As single mother Maggie (a harried Naomi Watts) fires off the answer to her own mother’s exasperated question, you can’t help but wonder how many people could use that kind of real talk drilled into their heads. Regardless of whether it’s happening in film or real life, the journey of coming out trans is no simple task for anyone involved.
Such is the journey of Ray, his mother, and his grandmother (played to perfection by Susan Sarandon) in the timely 3 Generations, a small but energetic dramedy that explores a trans teen going through his transition in the face of a family who wants to get it, but inevitably stumbles along the way.
The story is simple enough: Ray wants to start transitioning. As a teen, she’s limited to taping her breasts, working out, and growing armpit hair. To start testosterone treatments, she has to get parental consent. Maggie, for all her concern, is ultimately supportive. But there’s a bigger obstacle in the way: Ray’s long absent father Craig (Tate Donovan). Inevitably, she journeys to his home – where he resides with his new family – to get the permission (and validation) she needs.

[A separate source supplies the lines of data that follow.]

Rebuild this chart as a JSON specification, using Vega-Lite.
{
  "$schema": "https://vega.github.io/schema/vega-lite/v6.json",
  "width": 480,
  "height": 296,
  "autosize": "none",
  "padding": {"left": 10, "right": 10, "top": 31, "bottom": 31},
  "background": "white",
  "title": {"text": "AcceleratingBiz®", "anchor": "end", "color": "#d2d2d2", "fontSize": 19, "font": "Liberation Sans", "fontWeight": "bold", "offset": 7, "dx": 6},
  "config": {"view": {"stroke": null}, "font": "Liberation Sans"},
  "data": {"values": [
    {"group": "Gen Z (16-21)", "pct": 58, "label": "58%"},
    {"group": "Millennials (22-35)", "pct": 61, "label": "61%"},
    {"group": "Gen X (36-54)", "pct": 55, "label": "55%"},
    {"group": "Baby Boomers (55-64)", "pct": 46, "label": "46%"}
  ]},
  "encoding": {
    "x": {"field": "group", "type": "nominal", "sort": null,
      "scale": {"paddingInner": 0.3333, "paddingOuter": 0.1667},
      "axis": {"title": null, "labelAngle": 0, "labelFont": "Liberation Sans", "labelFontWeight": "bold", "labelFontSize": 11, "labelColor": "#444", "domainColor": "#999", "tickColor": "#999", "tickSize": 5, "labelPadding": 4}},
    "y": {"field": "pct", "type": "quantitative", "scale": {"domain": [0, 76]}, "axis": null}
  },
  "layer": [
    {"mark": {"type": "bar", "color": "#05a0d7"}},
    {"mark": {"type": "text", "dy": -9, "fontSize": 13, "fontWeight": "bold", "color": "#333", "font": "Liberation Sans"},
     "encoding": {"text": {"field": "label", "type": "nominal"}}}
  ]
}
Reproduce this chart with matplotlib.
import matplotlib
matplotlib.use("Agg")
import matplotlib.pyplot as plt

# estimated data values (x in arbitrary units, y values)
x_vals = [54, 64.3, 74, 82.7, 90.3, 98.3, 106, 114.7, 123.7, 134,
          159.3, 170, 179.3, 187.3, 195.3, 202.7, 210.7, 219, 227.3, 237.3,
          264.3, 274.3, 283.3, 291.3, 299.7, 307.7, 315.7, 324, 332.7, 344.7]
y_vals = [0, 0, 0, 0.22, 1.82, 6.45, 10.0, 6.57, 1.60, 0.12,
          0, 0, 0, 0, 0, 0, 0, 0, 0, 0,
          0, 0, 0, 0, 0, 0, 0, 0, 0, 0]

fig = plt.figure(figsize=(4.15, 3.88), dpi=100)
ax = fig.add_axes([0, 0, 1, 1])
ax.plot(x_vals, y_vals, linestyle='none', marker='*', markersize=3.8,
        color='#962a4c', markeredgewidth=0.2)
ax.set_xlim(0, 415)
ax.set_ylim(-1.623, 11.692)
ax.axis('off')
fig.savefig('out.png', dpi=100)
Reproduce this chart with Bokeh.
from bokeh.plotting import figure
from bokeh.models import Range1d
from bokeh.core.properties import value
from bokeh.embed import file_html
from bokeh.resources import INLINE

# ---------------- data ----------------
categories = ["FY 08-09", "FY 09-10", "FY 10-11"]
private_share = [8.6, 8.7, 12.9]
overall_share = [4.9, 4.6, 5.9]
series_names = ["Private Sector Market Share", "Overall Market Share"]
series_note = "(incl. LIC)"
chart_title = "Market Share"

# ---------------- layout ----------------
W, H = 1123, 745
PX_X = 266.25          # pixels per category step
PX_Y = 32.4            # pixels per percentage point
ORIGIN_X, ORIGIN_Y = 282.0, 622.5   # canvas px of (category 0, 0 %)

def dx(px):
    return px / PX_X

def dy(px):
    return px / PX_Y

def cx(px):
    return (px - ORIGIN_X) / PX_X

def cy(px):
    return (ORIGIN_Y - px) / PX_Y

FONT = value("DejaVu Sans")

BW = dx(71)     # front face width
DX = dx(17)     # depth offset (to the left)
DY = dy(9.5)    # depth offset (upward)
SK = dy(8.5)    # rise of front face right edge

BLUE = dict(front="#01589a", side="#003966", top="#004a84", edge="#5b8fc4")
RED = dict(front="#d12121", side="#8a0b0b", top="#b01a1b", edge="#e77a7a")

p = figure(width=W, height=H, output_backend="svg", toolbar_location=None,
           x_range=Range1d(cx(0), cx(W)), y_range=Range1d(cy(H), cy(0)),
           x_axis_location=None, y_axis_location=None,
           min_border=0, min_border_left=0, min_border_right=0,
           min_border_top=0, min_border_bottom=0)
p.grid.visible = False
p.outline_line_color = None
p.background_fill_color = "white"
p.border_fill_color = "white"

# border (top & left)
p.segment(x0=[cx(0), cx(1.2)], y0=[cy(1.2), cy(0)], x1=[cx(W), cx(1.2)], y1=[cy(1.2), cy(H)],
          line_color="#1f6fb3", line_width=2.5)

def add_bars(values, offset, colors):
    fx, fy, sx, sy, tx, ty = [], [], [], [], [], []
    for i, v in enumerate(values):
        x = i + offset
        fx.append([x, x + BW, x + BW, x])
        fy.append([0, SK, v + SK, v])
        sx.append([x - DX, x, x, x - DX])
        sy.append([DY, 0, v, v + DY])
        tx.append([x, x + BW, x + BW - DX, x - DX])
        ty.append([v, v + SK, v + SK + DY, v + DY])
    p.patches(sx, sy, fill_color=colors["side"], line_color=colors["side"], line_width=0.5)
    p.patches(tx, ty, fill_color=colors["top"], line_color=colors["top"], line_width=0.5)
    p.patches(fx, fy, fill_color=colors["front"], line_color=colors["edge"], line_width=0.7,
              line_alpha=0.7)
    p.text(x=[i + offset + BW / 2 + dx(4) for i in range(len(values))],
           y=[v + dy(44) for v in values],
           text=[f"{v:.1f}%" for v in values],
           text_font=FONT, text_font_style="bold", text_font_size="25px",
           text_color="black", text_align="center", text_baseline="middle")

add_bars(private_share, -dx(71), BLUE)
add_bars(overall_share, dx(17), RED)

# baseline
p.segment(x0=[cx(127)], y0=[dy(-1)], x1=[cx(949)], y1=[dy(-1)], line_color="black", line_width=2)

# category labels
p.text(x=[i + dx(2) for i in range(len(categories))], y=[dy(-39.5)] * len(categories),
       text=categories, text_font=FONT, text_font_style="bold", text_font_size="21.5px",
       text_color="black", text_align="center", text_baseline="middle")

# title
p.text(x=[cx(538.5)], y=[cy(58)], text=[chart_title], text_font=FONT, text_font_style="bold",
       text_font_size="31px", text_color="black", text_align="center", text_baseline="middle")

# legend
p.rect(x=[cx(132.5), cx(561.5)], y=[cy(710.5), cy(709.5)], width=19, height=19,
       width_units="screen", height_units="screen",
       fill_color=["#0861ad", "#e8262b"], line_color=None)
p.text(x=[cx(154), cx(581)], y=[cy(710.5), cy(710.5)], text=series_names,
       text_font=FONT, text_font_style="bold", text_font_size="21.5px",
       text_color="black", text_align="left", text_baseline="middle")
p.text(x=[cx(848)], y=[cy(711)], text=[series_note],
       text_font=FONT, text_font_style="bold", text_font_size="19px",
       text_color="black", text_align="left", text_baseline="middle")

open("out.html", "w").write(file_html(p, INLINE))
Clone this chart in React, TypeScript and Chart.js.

Susan Sarandon provides plenty of sass as lesbian grandmother/ex-activist Dolly, who struggles to understand this new kind of coming out that has nothing to with sexuality, and wonders why she spent so many years fighting for women’s rights when her granddaughter just wants to be a boy. Don’t call her comedy relief, though. Her role adds a necessary insight to the multigenerational perspectives that fuel some of the most entertaining moments in the film.
Some people are causing a ruckus over the casting of Elle Fanning because she’s too cisgender to pull it off. But it’s clear during moments of watching her create a personal video to cope with the family drama or shaking off the injuries from an assault, that her bravery, hope, and masculinity feel focused and authentic. The performance is empowering and inspiring, with its intended effects deeply felt by the audience.
At the premiere in NYC last weekend, director/co-writer Gaby Dellal opened up to the crowd about the importance of 3 Generations. As a mother, the love that she has for her children is unwavering, and she stated how she felt lucky that her children live in a time where they are open to explore themselves and maintain an open mind. She did acknowledge, however, how many children are often too shy to be open with their parents.
“Let’s start conversations and empower our children to speak up, ” she implored her audience that was more than ready to act.